In the course of presenting its objectives and by way of showing us what they had accomplished so far, it can be said that GK is on the way of achieving what it wanted for its existence. However, if it really wants to “give care” as its name suggests, I find GK lacking in its caring for the senior citizens. It is providing shelter and livelihood for the middle-aged homeless family heads and their dependents and giving free education to young would-be social entrepreneurs but nothing for able-bodied retirees who had spent most of their lives in service for our country and people.

At the first opportunity during the open forum with Mr. Tony Meloto, Founder and acknowledged Head of Gawad Kalinga, I voiced out the observation and was initially surprised by his remark that he is concerned with the generations of Filipinos who can help alleviate poverty and not with old ones who had spent their useful energies and therefore useless already in terms of contributing to nation-building.

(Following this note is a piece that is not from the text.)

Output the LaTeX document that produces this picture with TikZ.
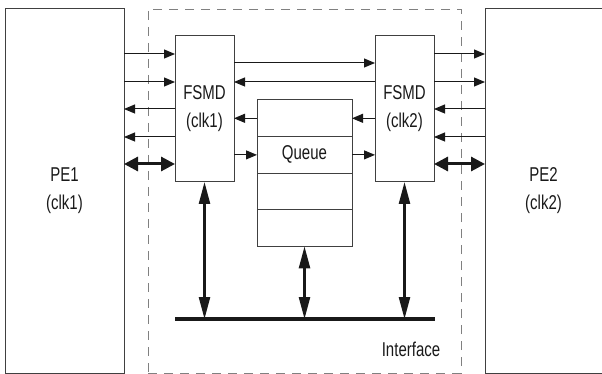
\documentclass[tikz,border=0pt]{standalone}
\usepackage{fontspec}
\setmainfont{Liberation Sans}[FakeStretch=0.75]
\usetikzlibrary{arrows.meta}
\begin{document}
\begin{tikzpicture}[x=1pt,y=-1pt,
  box/.style={draw=black!75, line width=1pt, inner sep=0pt, outer sep=0pt, anchor=north west,
    font=\fontsize{20}{28}\selectfont, text=black!90, align=center},
  lbl/.style={font=\fontsize{20}{28}\selectfont, text=black!90, align=center, inner sep=0pt},
  sig/.style={draw=black!90, line width=1pt, -{Triangle[length=11pt,width=9pt]}},
  bidi/.style={draw=black!90, line width=3pt, {Triangle[length=14pt,width=14pt]}-{Triangle[length=14pt,width=14pt]}},
  vbus/.style={draw=black!90, line width=2.5pt, {Triangle[length=22pt,width=11pt]}-{Triangle[length=22pt,width=11pt]}}
]
\useasboundingbox (0,0) rectangle (602,374);
% interface (dashed)
\node[draw=black!50, line width=0.9pt, dash pattern=on 9pt off 7pt, inner sep=0pt, outer sep=0pt,
  anchor=north west, minimum width=313pt, minimum height=364pt] (iface) at (148,9) {};
\node[lbl] (ifl) at (411,349) {Interface};
% processing elements
\node[box, minimum width=119pt, minimum height=364pt] (pe1) at (5,9) {PE1\\(clk1)};
\node[box, draw=none, minimum width=117pt, minimum height=364pt] (pe2) at (485,9) {PE2\\(clk2)};
\draw[black!75, line width=1pt] (pe2.north east) -- (pe2.north west) -- (pe2.south west) -- (pe2.south east);
% FSMDs
\node[box, minimum width=59pt, minimum height=146pt] (f1) at (175,36) {FSMD\\(clk1)};
\node[box, minimum width=59pt, minimum height=146pt] (f2) at (375,36) {FSMD\\(clk2)};
% queue
\node[box, minimum width=95pt, minimum height=36.6pt] (q1) at (257,100) {};
\node[box, minimum width=95pt, minimum height=36.6pt] (q2) at (257,136.6) {Queue};
\node[box, minimum width=95pt, minimum height=36.6pt] (q3) at (257,173.2) {};
\node[box, minimum width=95pt, minimum height=36.6pt] (q4) at (257,209.8) {};
% levels
\coordinate (r1) at (0,54);
\coordinate (r2) at (0,82);
\coordinate (r3) at (0,109);
\coordinate (r4) at (0,137);
\coordinate (r5) at (0,164);
\coordinate (m1) at (0,63);
% PE1 <-> FSMD1
\draw[sig] (pe1.east |- r1) -- (f1.west |- r1);
\draw[sig] (pe1.east |- r2) -- (f1.west |- r2);
\draw[sig] (f1.west |- r3) -- (pe1.east |- r3);
\draw[sig] (f1.west |- r4) -- (pe1.east |- r4);
\draw[bidi] (pe1.east |- r5) -- (f1.west |- r5);
% FSMD1 <-> FSMD2
\draw[sig] (f1.east |- m1) -- (f2.west |- m1);
\draw[sig] (f2.west |- r2) -- (f1.east |- r2);
% FSMDs <-> queue
\draw[sig] (q1.west) -- (f1.east |- q1.west);
\draw[sig] (f1.east |- q2.west) -- (q2.west);
\draw[sig] (f2.west |- q1.east) -- (q1.east);
\draw[sig] (q2.east) -- (f2.west |- q2.east);
% FSMD2 <-> PE2
\draw[sig] (f2.east |- r1) -- (pe2.west |- r1);
\draw[sig] (f2.east |- r2) -- (pe2.west |- r2);
\draw[sig] (pe2.west |- r3) -- (f2.east |- r3);
\draw[sig] (pe2.west |- r4) -- (f2.east |- r4);
\draw[bidi] (f2.east |- r5) -- (pe2.west |- r5);
% bus
\coordinate (busL) at (175,319);
\coordinate (busR) at (435,319);
\draw[black!90, line width=3.5pt] (busL) -- (busR);
\draw[vbus] (f1.south) -- (f1.south |- busL);
\draw[vbus] (f2.south) -- (f2.south |- busL);
\draw[vbus] (q4.south) -- (q4.south |- busL);
\end{tikzpicture}
\end{document}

Not one who will easily give up on a discussion about something I feel worth pursuing, I continue explaining what I mean by providing haven to able-bodied retirees and told him the following:

  • By able-bodied retirees, I refer to senior citizens aged 60 and above who can still do not so demanding physical activities in a farm environment. At the very least, male able-bodied retirees should be able to tend vegetable garden plots and his female counterpart should be able to cook meals and take care of keeping their house clean and in order.
  • For the senior citizens to be entitled to a slot in the proposed retirees’ haven at the Enchanted Farm, they should be able to finance their stay by way of support from their children and relatives and/or from their retirement savings, pensions and other incomes.
  • The retiree’s haven is a place where able-bodied senior citizens can stay away from the hassles of the city and enjoy an atmosphere similar to what they enjoyed when they were young. It will not be a nursing home for the already physically-challenged old ones.

After explaining the above, Mr. Meloto somewhat changed his mind and threw back the challenge to me. He said it’s on me to make a thorough study, solicit support and exert effort to see the project through. How’s that for a challenge to a 2-year senior citizen who had been retired for 17 years now? Should I take the challenge? Can I count on you for support?